Functional Impairment of Hematopoietic Stem/Progenitor Cells By Loss of Uhrf2 in Mice

A growing body of evidence has underlined the involvement of epigenetic regulations that include histone modification in hematopoiesis. We previously identified Ubiquitin Like with PHD and Ring Finger Domains 2 (UHRF2) as a crucial multi-domain E3 ubiquitin ligase that facilitates coordination of the cell-cycle machinery and the epigenetic regulations via interaction with cyclins, TP53, DNA methyltransferases, and G9A H3K9 methyltransferase in non-hematopoietic cells (Mori et al, FEBS Letters, 2012). In fact, H3K9 trimethylation (H3K9me3) is reduced in Uhrf2^-/- embryonic stem (ES) cells (Pichler et al, J Cell Biochem, 2011). Recently, Lu et al. have also reported that UHRF2 is highly expressed in common lymphoid progenitors and mature lymphocytes rather than myeloid cells, and expression of UHRF2 is reduced in some acute myeloid leukemia (AML) cells and a variety of cancers (Oncotarget, 2016). However, the association of UHRF2 with hematopoiesis has not yet been studied. Here, to clarify the role of UHRF2 in hematopoiesis, we investigated hematopoietic cells and organs in Uhrf2^-/- mice.

We did not find a significant difference in peripheral blood leukocyte and platelet counts and hemoglobin values, and spleen sizes between wild-type (WT) and Uhrf2^-/- mice at young (12 weeks) and old (50 weeks) ages. The total cell counts and proportions of hematopoietic stem/progenitor cell (HSPC)-enriched lineage^-Sca1⁺Kit⁺ (LSK) cells, common myeloid progenitors, granulocyte-macrophage progenitors and megakaryocyte-erythrocyte progenitors in bone marrow (BM) were also similar between WT and Uhrf2^-/- mice. We next performed competitive repopulation assay with BM transplants (BMT) by infusing the same numbers of Ly5.1⁺ WT BM cells and Ly5.2⁺Uhrf2^-/- BM cells into lethally irradiated Ly5.1⁺ WT recipients (n = 4). Of note, at 12 weeks after the first BMT, the proportions of Ly5.2⁺Uhrf2^-/- cells were significantly less in all lineages compared with control BMT that used Ly5.1⁺ WT BM cells and Ly5.2⁺Uhrf2^+/+ BM cells. After the second BMT, Uhrf2^-/- cells were almost rejected in neutrophils while 20-30% Uhrf2^-/- T cells and B cells were still detected. After the third BMT, however, no Uhrf2^-/- myeloid or lymphoid cells were found in peripheral blood of recipients. These findings indicate functional impairment of Uhrf2^-/- HSPCs with defective self-renewal capacity.

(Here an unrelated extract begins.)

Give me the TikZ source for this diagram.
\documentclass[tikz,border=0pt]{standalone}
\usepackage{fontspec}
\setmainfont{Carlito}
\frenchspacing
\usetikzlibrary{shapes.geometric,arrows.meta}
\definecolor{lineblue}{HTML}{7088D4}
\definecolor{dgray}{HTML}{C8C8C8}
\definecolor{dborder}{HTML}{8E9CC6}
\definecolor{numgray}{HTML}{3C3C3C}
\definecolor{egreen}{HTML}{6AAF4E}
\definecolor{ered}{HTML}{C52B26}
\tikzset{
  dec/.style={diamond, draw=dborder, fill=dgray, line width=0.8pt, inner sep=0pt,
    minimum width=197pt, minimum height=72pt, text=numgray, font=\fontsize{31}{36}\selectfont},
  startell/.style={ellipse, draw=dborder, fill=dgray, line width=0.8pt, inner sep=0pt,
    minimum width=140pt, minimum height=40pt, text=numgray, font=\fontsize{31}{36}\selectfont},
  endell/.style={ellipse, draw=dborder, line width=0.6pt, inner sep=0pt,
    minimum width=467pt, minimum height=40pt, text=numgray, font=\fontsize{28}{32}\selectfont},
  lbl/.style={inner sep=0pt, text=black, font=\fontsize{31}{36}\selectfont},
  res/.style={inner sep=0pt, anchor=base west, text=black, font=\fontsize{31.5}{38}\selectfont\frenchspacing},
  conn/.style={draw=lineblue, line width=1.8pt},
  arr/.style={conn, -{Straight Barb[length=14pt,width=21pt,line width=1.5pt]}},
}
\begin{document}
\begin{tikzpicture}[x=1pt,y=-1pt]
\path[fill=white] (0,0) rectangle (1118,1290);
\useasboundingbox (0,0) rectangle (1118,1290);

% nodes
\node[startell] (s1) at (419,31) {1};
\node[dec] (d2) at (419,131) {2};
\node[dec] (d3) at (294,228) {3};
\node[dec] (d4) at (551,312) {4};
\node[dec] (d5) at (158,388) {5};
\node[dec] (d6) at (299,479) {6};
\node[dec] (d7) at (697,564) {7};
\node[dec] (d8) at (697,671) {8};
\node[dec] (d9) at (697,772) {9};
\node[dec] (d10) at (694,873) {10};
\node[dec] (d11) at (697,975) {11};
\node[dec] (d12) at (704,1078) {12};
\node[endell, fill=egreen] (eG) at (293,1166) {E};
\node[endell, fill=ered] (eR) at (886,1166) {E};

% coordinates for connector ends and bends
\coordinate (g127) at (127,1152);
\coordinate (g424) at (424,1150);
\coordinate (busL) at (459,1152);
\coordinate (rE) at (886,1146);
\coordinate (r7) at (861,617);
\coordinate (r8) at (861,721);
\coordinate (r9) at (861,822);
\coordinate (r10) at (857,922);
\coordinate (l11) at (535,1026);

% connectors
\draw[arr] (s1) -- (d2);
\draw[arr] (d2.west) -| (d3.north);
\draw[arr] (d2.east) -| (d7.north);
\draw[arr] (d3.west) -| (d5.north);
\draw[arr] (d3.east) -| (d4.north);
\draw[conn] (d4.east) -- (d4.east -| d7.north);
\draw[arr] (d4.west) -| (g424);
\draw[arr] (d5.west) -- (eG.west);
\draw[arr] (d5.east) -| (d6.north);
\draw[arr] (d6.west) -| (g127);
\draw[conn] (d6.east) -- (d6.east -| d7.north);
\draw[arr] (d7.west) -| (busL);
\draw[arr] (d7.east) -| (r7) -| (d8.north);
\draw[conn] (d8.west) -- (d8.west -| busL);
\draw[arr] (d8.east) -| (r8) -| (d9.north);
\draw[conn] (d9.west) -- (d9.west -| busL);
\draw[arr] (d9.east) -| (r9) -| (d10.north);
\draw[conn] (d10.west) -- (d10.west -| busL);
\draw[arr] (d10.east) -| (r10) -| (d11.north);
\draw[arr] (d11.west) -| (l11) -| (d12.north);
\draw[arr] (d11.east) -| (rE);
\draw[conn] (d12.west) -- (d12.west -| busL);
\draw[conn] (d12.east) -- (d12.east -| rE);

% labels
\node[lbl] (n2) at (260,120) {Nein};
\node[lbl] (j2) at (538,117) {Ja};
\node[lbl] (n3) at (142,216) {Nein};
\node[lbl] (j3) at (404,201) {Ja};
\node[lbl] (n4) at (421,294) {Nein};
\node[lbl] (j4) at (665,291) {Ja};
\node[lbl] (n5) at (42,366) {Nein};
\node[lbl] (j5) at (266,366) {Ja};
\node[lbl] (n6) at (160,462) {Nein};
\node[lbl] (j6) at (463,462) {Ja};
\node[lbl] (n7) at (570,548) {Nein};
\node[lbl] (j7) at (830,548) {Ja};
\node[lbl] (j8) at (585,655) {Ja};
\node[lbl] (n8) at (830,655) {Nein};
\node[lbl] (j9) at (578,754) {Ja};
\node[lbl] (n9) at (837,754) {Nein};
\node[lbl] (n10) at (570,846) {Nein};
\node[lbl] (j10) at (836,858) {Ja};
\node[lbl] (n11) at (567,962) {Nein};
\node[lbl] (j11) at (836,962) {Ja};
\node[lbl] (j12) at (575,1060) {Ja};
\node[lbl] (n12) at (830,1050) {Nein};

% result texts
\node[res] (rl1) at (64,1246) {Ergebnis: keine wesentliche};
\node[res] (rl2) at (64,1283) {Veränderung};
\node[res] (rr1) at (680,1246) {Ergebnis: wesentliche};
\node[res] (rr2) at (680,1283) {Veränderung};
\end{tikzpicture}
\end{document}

We then investigated the mechanism of impairment in the function of HSPCs in Uhrf2^-/- mice. As reported in Uhrf2^-/- ES cells, we found reduced H3K9me3 in Uhrf2^-/- BM cells. We also performed RNA sequencing for LSK cells, which showed downregulations of the genes that are crucial for maintenance and proliferation of HSPCs, such as Flt3 (2.2-fold) and Stat5a (2.3-fold). GSEA (gene set enrichment analysis) revealed significant enrichment of targets of H3K9me3 (FDRq value = 0.045). Furthermore, the pathway analysis identified global reductions in the canonical immunological pathways associated with differentiation of B cells, including Role of NFAT in Regulation of the Immune Response (Z score = -3.258, P = 0.009), B Cell Receptor Signaling (Z score = -2.197, P = 0.021), and PI3K Signaling in B Lymphocytes (Z score = -2.041, P = 0.024) in Uhrf2^-/- LSK cells. In agreement, it has been recently reported that reduction of H3K9me3 in HSPCs results in impairments of their abilities to differentiate and generate B cells (Ugarte et al, Stem Cell Reports, 2015; Djeghloul et al, Stem Cell Reports, 2016).

Collectively, Uhrf2 possibly play some roles in self-renewal and differentiation of HSPCs in part through the trimethylation of H3K9. Defect of Uhrf2 might contribute to the impairment of differentiation rather than growth advantage in some cancer or AML cells.